Which brings us back to Krauthammer. Giving doctors incentives to talk to patients about living wills, as he points out, won’t really amount to much, “except for the demented orphan.” (Jeez! As someone who’s given to literary excess myself, this guy ought to be my hero!) But it will force people to consider the question of what constitutes a “reasonable” death, if only because doctors will be paid based on quality measures that include whether their patients have considered it. And that means challenging, to some inevitable extent, the idea that deciding when to die in the context of a DNR or living will usurps “God’s” authority to determine when our time has come.
I don’t know if Krauthammer believes this last part. Much of the God-fearing right wing probably does, although I’d be surprised if Krauthammer, a guy with a tragic medical history, was that foolish. In a world of medical wonder that has rescued us from a Hobbesianly brutish and short life span, the idea that we die when God or Fate wills it obtains only if God invented angioplasties and dialysis.

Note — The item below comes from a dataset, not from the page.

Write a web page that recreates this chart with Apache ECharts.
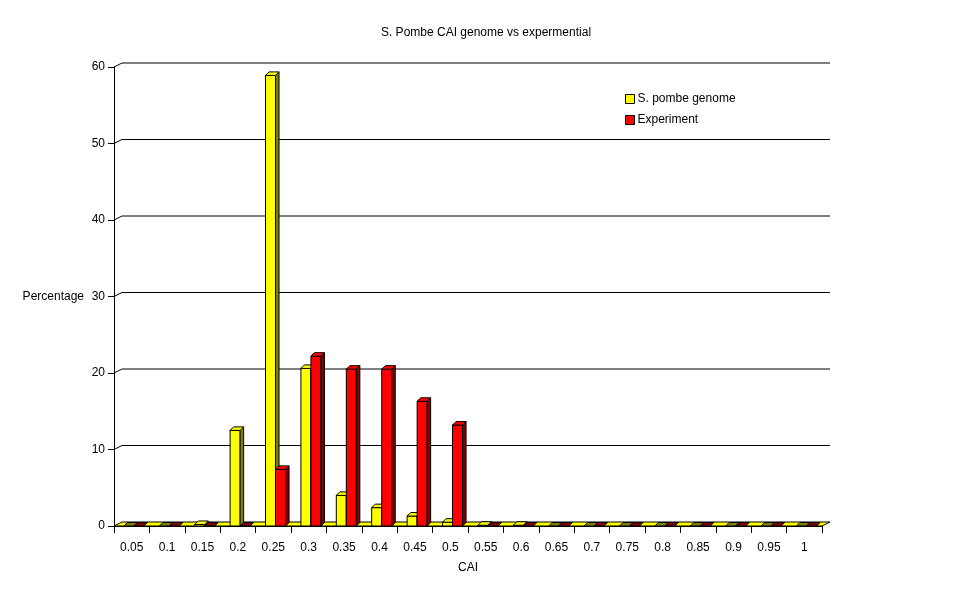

Like Krauthammer and many of you, if I lived in the 17th or 18th centuries, I’d be dead today a few times over, so God’s will has become much more forgiving in the intervening decades.
To many, any compromise on the idea that we live every damn day we can squeeze out until the paddles produce no response (or until Bill Frist reviews the videotape) smacks of eugenics. And to continue, and here I may be stretching, the idea that death has elements of social norms and that man’s relationship to life is governed by something other than a Divine Absolute quickly flows downhill to assisted suicide or worse, abortion.
That’s what’s going on here, to my thinking. The right wing knows that if people start to consider whether to have DNRs and living wills, and if they start to form new norms about the end of life and the balance between life and death, they’ll rethink their attitudes towards life and death, much as they rethought their attitudes towards the environment, people of color, the workweek, and any number of other things. In fact, I could argue that the best steps we could take to fix the health care problem in the U.S. would be precisely that -- to force such a reappraisal about the end of life, and a similar one regarding the individual’s responsibility for their own care.
The latter is also starting to take root – you see it in local laws about transfats in foods. (I was pleasantly stunned, when I made my first trips to both the new Yankee Stadium and Citi Field, to find calorie content listed next to every item on the food concession stands. A knish only has 180 calories! I’ll have two!) We are beginning to form a much-needed new norm about obesity and healthy choices. If we really wanted to kick that one into high gear, we’d tax employer-provided medical care (above some regionally-defined threshold) as ordinary income, if only to force people to think about what coverage is truly worth. But that might be asking too much, for now.
So Krauthammer’s right – or let’s hope he’s right. The health care law that emerges from the Congress (as I believe one will, for better or worse) will help society form new norms and expectations about the end of life and, hopefully, about responsibility for one’s own health. The law will lead them there. If it does, President Obama may well succeed in truly being “transformational,” by transforming not just the law, but how people make choices. Or, as John Wayne so eloquently said, “if you’ve got them by the balls, their hearts and minds will follow.”